All values are at 0 epoch

ShownX opened this issue 7 years ago · comments

Hello,

I just use mx.contrib.tensorboard.LogMetricsCallback() in the model.fit(batch_end_callback=..., eval_batch_end_call_back=...)

It generates the log file, but when I run tensorboard --logdir=...,

it generates a figure like follows:

Any ideas what I did wrong?

Zihao Zheng · Answer 1 · Fri Jun 16 2017 09:41:01 GMT+0800 (China Standard Time)

Try relative mode on the left.

Xiang Xu · Answer 2 · Fri Jun 16 2017 09:47:22 GMT+0800 (China Standard Time)

@zihaolucky what do exactly you mean that relative mode on the left? I am confused.

Zihao Zheng · Answer 3 · Fri Jun 16 2017 15:20:51 GMT+0800 (China Standard Time)

@ShownX As I haven't add step params in scalar, so you have to select the relative mode of TensorBoard.
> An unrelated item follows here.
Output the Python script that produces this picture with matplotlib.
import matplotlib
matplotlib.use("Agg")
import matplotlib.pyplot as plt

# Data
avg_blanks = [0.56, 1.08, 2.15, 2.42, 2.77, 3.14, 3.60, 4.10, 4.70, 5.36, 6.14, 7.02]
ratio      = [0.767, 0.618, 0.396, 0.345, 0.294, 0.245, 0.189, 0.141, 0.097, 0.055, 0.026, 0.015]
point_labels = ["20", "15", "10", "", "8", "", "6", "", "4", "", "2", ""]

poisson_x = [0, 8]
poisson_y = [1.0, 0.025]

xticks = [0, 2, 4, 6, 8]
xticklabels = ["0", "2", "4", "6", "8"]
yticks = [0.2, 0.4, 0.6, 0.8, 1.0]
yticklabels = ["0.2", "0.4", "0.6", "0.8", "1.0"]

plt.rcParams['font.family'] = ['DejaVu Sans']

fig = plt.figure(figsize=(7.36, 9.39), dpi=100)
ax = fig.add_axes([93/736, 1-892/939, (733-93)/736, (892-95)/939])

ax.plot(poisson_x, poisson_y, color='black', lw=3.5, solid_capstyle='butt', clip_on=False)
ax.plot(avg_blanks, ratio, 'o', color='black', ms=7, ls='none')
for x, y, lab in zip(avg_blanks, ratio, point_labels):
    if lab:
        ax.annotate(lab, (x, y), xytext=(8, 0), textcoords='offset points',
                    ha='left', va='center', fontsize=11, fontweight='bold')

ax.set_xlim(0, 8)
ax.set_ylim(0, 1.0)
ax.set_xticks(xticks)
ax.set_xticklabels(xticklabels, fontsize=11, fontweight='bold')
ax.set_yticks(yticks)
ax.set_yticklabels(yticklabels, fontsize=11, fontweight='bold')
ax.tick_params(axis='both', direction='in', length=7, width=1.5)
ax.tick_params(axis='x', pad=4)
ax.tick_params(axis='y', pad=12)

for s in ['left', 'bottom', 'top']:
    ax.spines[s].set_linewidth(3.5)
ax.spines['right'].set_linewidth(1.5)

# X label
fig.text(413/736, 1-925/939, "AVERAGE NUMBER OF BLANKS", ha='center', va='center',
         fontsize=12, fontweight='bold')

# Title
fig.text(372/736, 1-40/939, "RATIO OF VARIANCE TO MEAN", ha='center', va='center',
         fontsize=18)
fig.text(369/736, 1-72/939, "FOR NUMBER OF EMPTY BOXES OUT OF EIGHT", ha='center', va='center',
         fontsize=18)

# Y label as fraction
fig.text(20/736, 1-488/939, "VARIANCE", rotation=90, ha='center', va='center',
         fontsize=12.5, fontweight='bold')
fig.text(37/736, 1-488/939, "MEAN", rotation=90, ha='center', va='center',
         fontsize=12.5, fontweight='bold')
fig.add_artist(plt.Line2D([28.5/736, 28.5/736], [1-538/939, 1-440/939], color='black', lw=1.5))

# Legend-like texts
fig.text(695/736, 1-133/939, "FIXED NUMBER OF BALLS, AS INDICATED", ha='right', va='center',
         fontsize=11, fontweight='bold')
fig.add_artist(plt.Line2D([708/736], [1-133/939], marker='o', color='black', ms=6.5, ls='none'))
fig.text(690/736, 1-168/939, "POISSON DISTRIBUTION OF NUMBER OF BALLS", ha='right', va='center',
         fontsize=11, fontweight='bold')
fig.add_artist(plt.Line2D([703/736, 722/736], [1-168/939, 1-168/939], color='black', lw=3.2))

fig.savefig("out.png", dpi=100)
Xiang Xu · Answer 4 · Fri Jun 16 2017 21:40:47 GMT+0800 (China Standard Time)

Thank you very much!

Arun Das · Answer 5 · Mon Mar 05 2018 09:23:55 GMT+0800 (China Standard Time)

@zihaolucky , Could you please guide me in the right direction on how to add the step param in scalar ? Relative mode is very bad as of now. Gives me very odd results in the training graph.

I am calling tensorboard op on every batch_end.

batch_end_callbacks    += [mx.contrib.tensorboard.LogMetricsCallback(training_log)]

Tensorboard logs every batch but individually (no stitching between batches) giving batches number of graphs in the Relative mode.

Zihao Zheng · Answer 6 · Mon Mar 05 2018 14:48:37 GMT+0800 (China Standard Time)

Hi @arundasan91

The reason it looks ugly is we log train & valid/test data points with different time scale. You can write another callback function and pass the step explicitly, then use STEP mode.

Arun Das · Answer 7 · Mon Mar 05 2018 20:30:10 GMT+0800 (China Standard Time)

Hi @zihaolucky, I was able to figure it out but forgot to update you. I passed the params.epoch to global_steps in tensorboard.py and it worked as intended. Thank you so much for the wonderful project!
Do you have any idea on why the batch_end_caallback gives discontinuous graphs? Some accuracy values are nan when I download the csv but prints out perfectly to shell while training.